Nous parlions de ça hier avec Sofia, lors de notre promenade dans un des (rares) écrin de verdure de notre ville : on a rasé un petit bois, vers Romainville, pour créer une espèce de parcours de santé… Un parcours de santé dans lequel on va replanter des arbres, paysager l’espace, reconstituer une forêt. Mais : une forêt rassurante car créée par l’Homme. A son image. Avec des chemins tamisés et bien proprets.
Quelle absurdité ! Dans ma tête, le lien est court : parcours de santé = raser des arbres. On n’aura vraiment rien compris ! Rien appris !
Quand on sera tous mort du COVID19 ou d’une autre maladie qui arrivera bien vite, il sera trop tard pour réfléchir à l’inconséquence, à l’incohérence, à l’orgueil immense.
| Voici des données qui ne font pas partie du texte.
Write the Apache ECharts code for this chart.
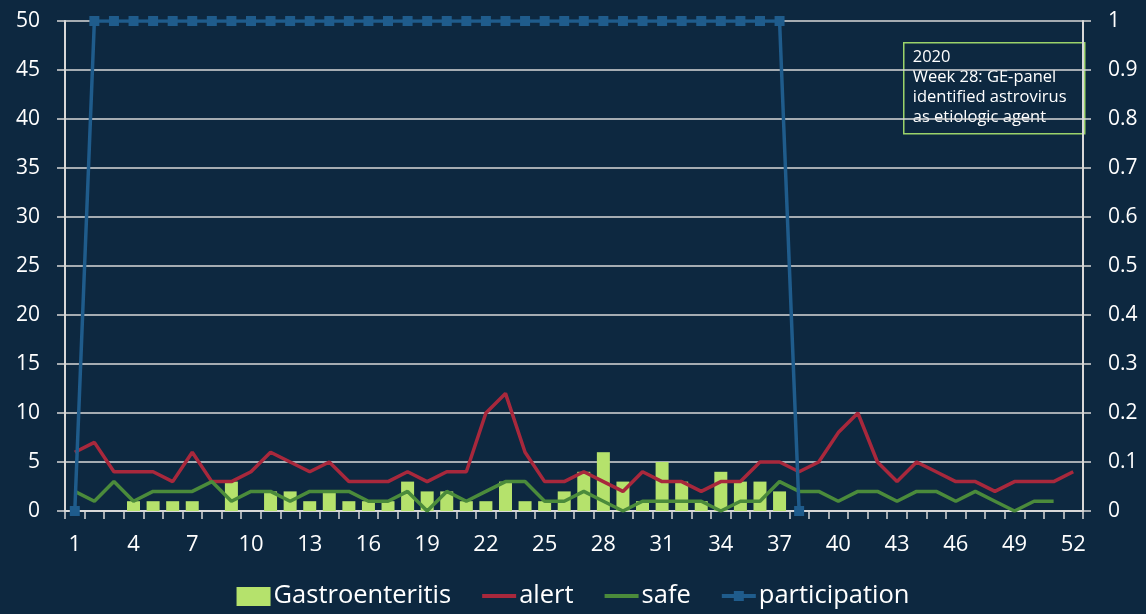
<!DOCTYPE html>
<html>
<head>
<meta charset="utf-8">
<script src="https://cdn.jsdelivr.net/npm/echarts@6/dist/echarts.min.js"></script>
<style>
html,body{margin:0;padding:0;background:#0d2840;}
#c{width:1146px;height:614px;}
</style>
</head>
<body>
<div id="c"></div>
<script>
var weeks = [];
for (var i = 1; i <= 52; i++) weeks.push(String(i));

var gastro = [0,0,0,1,1,1,1,0,3,0, 2,2,1,2,1,1,1,3,2,2, 1,1,3,1,1,2,4,6,3,1, 5,3,1,4,3,3,2,null,null,null, null,null,null,null,null,null,null,null,null,null, null,null];
var alertVals = [6,7,4,4,4,3,6,3,3,4, 6,5,4,5,3,3,3,4,3,4, 4,10,12,6,3,3,4,3,2,4, 3,3,2,3,3,5,5,4,5,8, 10,5,3,5,4,3,3,2,3,3, 3,4];
var safeVals = [2,1,3,1,2,2,2,3,1,2, 2,1,2,2,2,1,1,2,0,2, 1,2,3,3,1,1,2,1,0,1, 1,1,1,0,1,1,3,2,2,1, 2,2,1,2,2,1,2,1,0,1, 1,null];
var participation = [0,1,1,1,1,1,1,1,1,1, 1,1,1,1,1,1,1,1,1,1, 1,1,1,1,1,1,1,1,1,1, 1,1,1,1,1,1,1,0,null,null, null,null,null,null,null,null,null,null,null,null, null,null];
var noteLines = ['2020', 'Week 28: GE-panel', 'identified astrovirus', 'as etiologic agent'];

var FONT = 'Open Sans';
var LINE = '#d8d8d8';
var ICON_LINE = 'path://M0,0 M34,20 M0,8H34V12H0Z';
var ICON_LINE_SQ = 'path://M0,0 M34,20 M0,8H34V12H0Z M12,5H22V15H12Z';
var ICON_BOX = 'path://M0,0 M34,20 M0,1H34V20H0Z';
var chart = echarts.init(document.getElementById('c'));
chart.setOption({
  backgroundColor: '#0d2840',
  textStyle: {fontFamily: FONT},
  animation: false,
  grid: {left: 65, right: 63, top: 21, bottom: 103, containLabel: false},
  legend: {
    bottom: 0, left: 'center',
    itemWidth: 34, itemHeight: 20, itemGap: 31,
    textStyle: {color: '#ffffff', fontSize: 25.5, fontFamily: FONT, padding: [0, 0, 0, -2]},
    data: [
      {name: 'Gastroenteritis', icon: ICON_BOX},
      {name: 'alert', icon: ICON_LINE},
      {name: 'safe', icon: ICON_LINE},
      {name: 'participation', icon: ICON_LINE_SQ}
    ]
  },
  xAxis: {
    type: 'category', data: weeks, boundaryGap: true,
    axisLine: {lineStyle: {color: LINE, width: 2}},
    axisTick: {show: true, interval: 0, length: 8, lineStyle: {color: LINE, width: 1.5}},
    axisLabel: {interval: 2, color: '#ffffff', fontSize: 22, margin: 23}
  },
  yAxis: [{
    type: 'value', min: 0, max: 50, interval: 5,
    axisLine: {show: true, lineStyle: {color: LINE, width: 2}},
    axisTick: {show: true, length: 8, lineStyle: {color: LINE, width: 1.5}},
    axisLabel: {color: '#ffffff', fontSize: 21, margin: 25},
    splitLine: {lineStyle: {color: LINE, width: 1.5}}
  }, {
    type: 'value', min: 0, max: 1, interval: 0.1,
    axisLine: {show: true, lineStyle: {color: LINE, width: 2}},
    axisTick: {show: true, length: 8, lineStyle: {color: LINE, width: 1.5}},
    axisLabel: {color: '#ffffff', fontSize: 21, margin: 25},
    splitLine: {show: false}
  }],
  series: [{
    name: 'Gastroenteritis', type: 'bar', data: gastro, barWidth: 13,
    itemStyle: {color: '#b5e26c'}, z: 1
  }, {
    name: 'alert', type: 'line', data: alertVals, symbol: 'none',
    lineStyle: {color: '#a8283c', width: 3.5}, itemStyle: {color: '#a8283c'}, z: 3
  }, {
    name: 'safe', type: 'line', data: safeVals, symbol: 'none',
    lineStyle: {color: '#4b8b3b', width: 3.5}, itemStyle: {color: '#4b8b3b'}, z: 3
  }, {
    name: 'participation', type: 'line', yAxisIndex: 1, data: participation,
    symbol: 'rect', symbolSize: 10, showAllSymbol: true,
    lineStyle: {color: '#1f5c8c', width: 3.5}, itemStyle: {color: '#1f5c8c'}, z: 4
  }],
  graphic: [{
    type: 'group', left: 903, top: 42,
    children: [{
      type: 'rect', shape: {x: 0, y: 0, width: 181, height: 91},
      style: {fill: '#0d2840', stroke: '#9bd36a', lineWidth: 1.5}
    }, {
      type: 'text', left: 9, top: 5,
      style: {text: noteLines.join('\n'), fill: '#ffffff', font: '16.5px "Open Sans"', lineHeight: 20}
    }]
  }]
});
</script>
</body>
</html>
Malgré tout, je vais bien. Je me sens bien. Le retour à Paris a été difficile. Mais ça va mieux. C’est surement que la campagne est restée avec moi. Et que je sais qu’elle est là, quelque-part, même dans ma cité bétonnée. Qui, j’exagère, n’est pas si bétonnée : on est entouré d’arbres. Les tilleuls bourgeonnent. Les oiseaux sont nombreux et me sont d’un grand réconfort.
Je me sens bien. Le printemps est ma saison. Même si je suis née à l’aube de l’été, je suis une fille du printemps.
J’ai plein d’idées, d’envies, de projets. (Par contre j’appréhende la reprise du travail).
J’ai bien ancrée, fourmillante, cette envie de me lancer dans la publication de poésie. Je réalise que ce que j’écris, pas seulement ici, mais sur mon portable, un carnet, dans ma tête, s’apparente à une forme de poésie, émancipée des normes classiques, ancestrales et rigides. Ces normes, instituées par un académisme patriarcal, entravant la créativité. Rupi Kaur, la poétesse qui monte en ce moment, s’est affranchie de ces constantes. Je lis actuellement son recueil Lait et Miel. Je ne sais pas si j’aime. (C’est une traduction, ça dénature forcément la poésie.) Mais c’est novateur. Dans la forme, c’est surprenant. Il y a ce texte qui m’a touché cependant, dans la première partie de son recueil intitulée Souffrir:

"tu me rentres dedans avec deux doigts et c’est un choc. c’est du caoutchouc qui frotte contre une plaie ouverte. je n’aime pas. tu pousses de plus en plus vite. mais je ne sens rien. tu cherches à déceler une réaction sur mon visage alors je commence à simuler ces femmes nues dans les vidéos que tu regardes quand tu penses que personne ne te voit. j’imite leurs gémissements. faux et affamés. tu me demandes si c’est bon et je réponds oui aussitôt comme dans un souffle préenregistré. je fais semblant. tu ne le remarques pas."

La tristesse et la violence de ce texte. (Tout le contraire de l’amour avec A.)
Cette injonction à ne pas s’écouter, à satisfaire l’égo de l’homme, à ne plus exister pour que lui se sente puissant. Ce viol permanent, consenti pour se sentir normale et/ou être tranquille.
Je l’ai expérimenté aussi, bien sur, dans des draps oubliés. Cette simulation du plaisir quand on ne ressent rien, et qu’on s’interroge; qu’est ce qui cloche chez moi ?
A mon âge, j’ai cette certitude que ça ne m’arrivera plus. Même si, comme beaucoup de gens, j’ai été violée.
Rupi Kaur. Tout ça pour dire que je suis viscéralement habitée par la poésie. Et que je pense à un recueil de tous mes textes sur mes origines, que j’intitulerai Héritage. C’est à ça, exactement à ça, que je pensais samedi matin dans le métro pour rejoindre ma soeur. Je pensais à Héritage. Soudain, un homme (qui s’avéra être une femme) monte dans le métro un livre à la main. Je regarde le titre. Héritage. (Oui, Héritage, de Miguel Bonnefoy). Saisie de joie, je l’ai pris pour un signe.

Finalement je n’ai pas écris sur mon séjour à la campagne. Je le ferai plus tard. J’ai faim.